BRUSSELS: EU antitrust regulators will not appeal a court ruling scrapping its 997-million-euro ($991 million) fine against US chipmaker Qualcomm because it would be difficult to convince Europe’s top court of the merits, people familiar with the matter said.
The Luxembourg-based General Court, Europe’s second-highest, in its June judgment was scathing of the European Commission’s handling of the case, saying procedural irregularities had affected Qualcomm’s rights of defence.
Judges also invalidated the Commission’s analysis that payments made by Qualcomm to Apple were anti-competitive because the regulator had not taken into account all the relevant facts.
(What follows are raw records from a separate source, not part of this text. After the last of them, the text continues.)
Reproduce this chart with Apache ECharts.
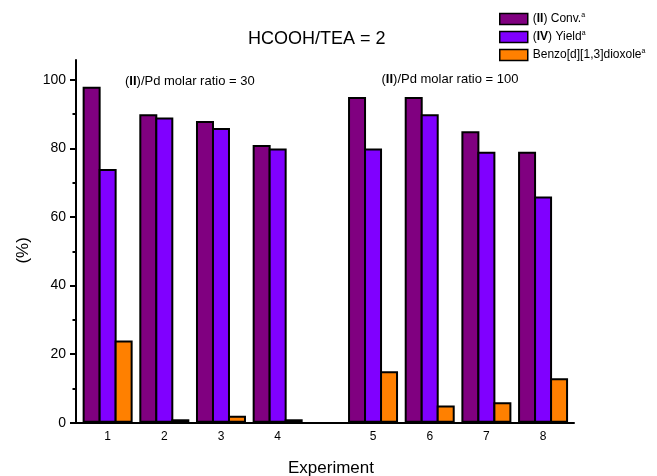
<!DOCTYPE html>
<html>
<head>
<meta charset="utf-8">
<script src="https://cdn.jsdelivr.net/npm/echarts@6/dist/echarts.min.js"></script>
<style>html,body{margin:0;padding:0;background:#fff}#c{width:657px;height:476px}</style>
</head>
<body>
<div id="c"></div>
<script>
// ---- data ----
const categories = ['1', '2', '3', '4', '5', '6', '7', '8'];
const convValues = [98, 90, 88, 81, 95, 95, 85, 79];
const yieldValues = [74, 89, 86, 80, 80, 90, 79, 66];
const benzoValues = [24, 1, 2, 1, 15, 5, 6, 13];
const seriesNames = ['(II) Conv.', '(IV) Yield', 'Benzo[d][1,3]dioxole'];
const yTickValues = [0, 20, 40, 60, 80, 100];
const yMinorTickValues = [10, 30, 50, 70, 90];
const groupSize = 4; // experiments 1-4: ratio 30, 5-8: ratio 100

// ---- styling ----
const FONT = '"Liberation Sans", Arial, Helvetica, sans-serif';
const colors = ['#800080', '#8000ff', '#ff8000'];
const yMax = 105.8;
const allValues = [convValues, yieldValues, benzoValues];

const chart = echarts.init(document.getElementById('c'), null, {renderer: 'canvas'});

const groups = [categories.slice(0, groupSize), categories.slice(groupSize)];
const series = [];
groups.forEach((cats, g) => {
  allValues.forEach((vals, s) => {
    series.push({
      name: seriesNames[s],
      type: 'bar',
      xAxisIndex: g + 1,
      yAxisIndex: g + 2,
      data: g === 0 ? vals.slice(0, groupSize) : vals.slice(groupSize),
      barWidth: 18,
      barGap: '-11.11%',
      itemStyle: {color: colors[s], borderColor: '#000', borderWidth: 2, borderRadius: 0},
      emphasis: {disabled: true},
      animation: false
    });
  });
});

const legendRich = {
  b: {fontWeight: 'bold', fontSize: 12, fontFamily: FONT, color: '#000'},
  n: {fontSize: 12, fontFamily: FONT, color: '#000'},
  sup: {fontSize: 7, fontFamily: FONT, color: '#000', verticalAlign: 'top', lineHeight: 14}
};

const gridCommon = {top: 60, bottom: 53.3, containLabel: false, outerBoundsMode: 'none'};

const option = {
  animation: false,
  textStyle: {fontFamily: FONT, color: '#000'},
  title: {
    text: 'HCOOH/TEA = 2',
    left: 248,
    top: 30,
    padding: 0,
    textStyle: {fontSize: 18, fontWeight: 'normal', fontFamily: FONT, color: '#000'}
  },
  legend: {
    orient: 'vertical',
    left: 499,
    top: 12,
    padding: 0,
    icon: 'rect',
    itemWidth: 28,
    itemHeight: 11,
    itemGap: 4,
    data: seriesNames,
    itemStyle: {borderColor: '#000', borderWidth: 1.5},
    textStyle: {fontSize: 12, fontFamily: FONT, color: '#000', lineHeight: 14, rich: legendRich},
    formatter: function (name) {
      if (name === seriesNames[0]) return '{n|(}{b|II}{n|) Conv.}{sup|a}';
      if (name === seriesNames[1]) return '{n|(}{b|IV}{n|) Yield}{sup|a}';
      return '{n|Benzo[d][1,3]dioxole}{sup|a}';
    }
  },
  grid: [
    Object.assign({left: 76, right: 83}, gridCommon),
    Object.assign({left: 79.3, width: 226.7}, gridCommon),
    Object.assign({left: 344.7, width: 226.7}, gridCommon)
  ],
  xAxis: [
    {
      gridIndex: 0, type: 'value', min: 0, max: 1,
      axisLine: {show: true, lineStyle: {color: '#000', width: 2}},
      axisTick: {show: false}, axisLabel: {show: false}, splitLine: {show: false},
      name: 'Experiment', nameLocation: 'middle', nameGap: 37,
      nameTextStyle: {fontSize: 17, fontFamily: FONT, color: '#000', padding: [0, 0, 0, 12]}
    },
    {
      gridIndex: 1, type: 'category', data: groups[0],
      axisLine: {show: false}, axisTick: {show: false},
      axisLabel: {fontSize: 12, margin: 8, color: '#000', fontFamily: FONT}
    },
    {
      gridIndex: 2, type: 'category', data: groups[1],
      axisLine: {show: false}, axisTick: {show: false},
      axisLabel: {fontSize: 12, margin: 8, color: '#000', fontFamily: FONT}
    }
  ],
  yAxis: [
    {
      gridIndex: 0, type: 'value', min: 0, max: yMax, position: 'left',
      axisLine: {show: true, lineStyle: {color: '#000', width: 2}},
      axisTick: {show: true, length: 6, customValues: yTickValues, lineStyle: {color: '#000', width: 2}},
      axisLabel: {show: true, customValues: yTickValues, fontSize: 14, margin: 10, color: '#000', fontFamily: FONT},
      splitLine: {show: false},
      name: '(%)', nameLocation: 'middle', nameGap: 44, nameRotate: 90,
      nameTextStyle: {fontSize: 17, fontFamily: FONT, color: '#000', padding: [0, 18, 0, 0]}
    },
    {
      gridIndex: 0, type: 'value', min: 0, max: yMax, position: 'left',
      axisLine: {show: false},
      axisTick: {show: true, length: 3.5, customValues: yMinorTickValues, lineStyle: {color: '#000', width: 2}},
      axisLabel: {show: false, customValues: yMinorTickValues},
      splitLine: {show: false}
    },
    {gridIndex: 1, type: 'value', min: 0, max: yMax, show: false, splitLine: {show: false}},
    {gridIndex: 2, type: 'value', min: 0, max: yMax, show: false, splitLine: {show: false}}
  ],
  graphic: [
    {
      type: 'text', left: 125, top: 75, silent: true,
      style: {
        text: '{n|(}{b|II}{n|)/Pd molar ratio = 30}',
        rich: {
          b: {fontWeight: 'bold', fontSize: 13, fontFamily: FONT, fill: '#000'},
          n: {fontSize: 13, fontFamily: FONT, fill: '#000'}
        }
      }
    },
    {
      type: 'text', left: 381.5, top: 73, silent: true,
      style: {
        text: '{n|(}{b|II}{n|)/Pd molar ratio = 100}',
        rich: {
          b: {fontWeight: 'bold', fontSize: 13, fontFamily: FONT, fill: '#000'},
          n: {fontSize: 13, fontFamily: FONT, fill: '#000'}
        }
      }
    }
  ],
  series: series
};

chart.setOption(option);
</script>
</body>
</html>
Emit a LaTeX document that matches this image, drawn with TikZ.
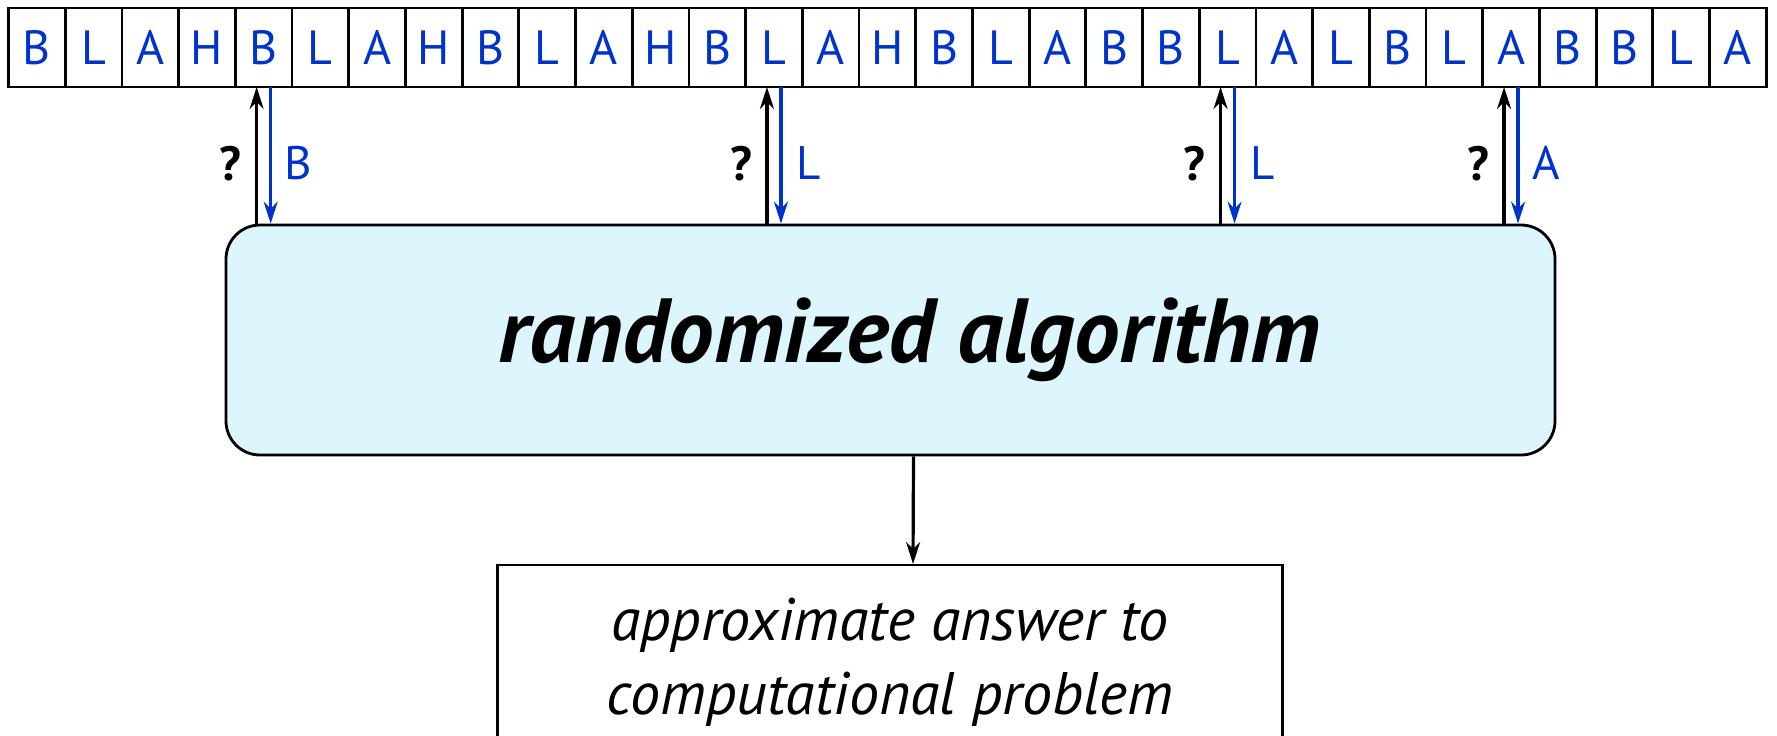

The judgment was a major setback for EU antitrust chief Margrethe Vestager who has handed out billion-euro fines to Alphabet unit Google and opened investigations into Amazon, Apple and Meta as part of her crackdown on Big Tech.
The European Commission, which can appeal to the EU Court of Justice (CJEU) on points of law, declined to comment.
The EU competition enforcer in its 2018 decision said Qualcomm paid billions of dollars to Apple from 2011 to 2016 to use only its chips in all its iPhones and iPads in order to block out rivals such as Intel Corp.
Vestager faces her next test on Sept. 14 when the General Court will rule on Google’s challenge against a record 4.34-billion-euro antitrust fine imposed for using its Android mobile operating system to squeeze out rivals.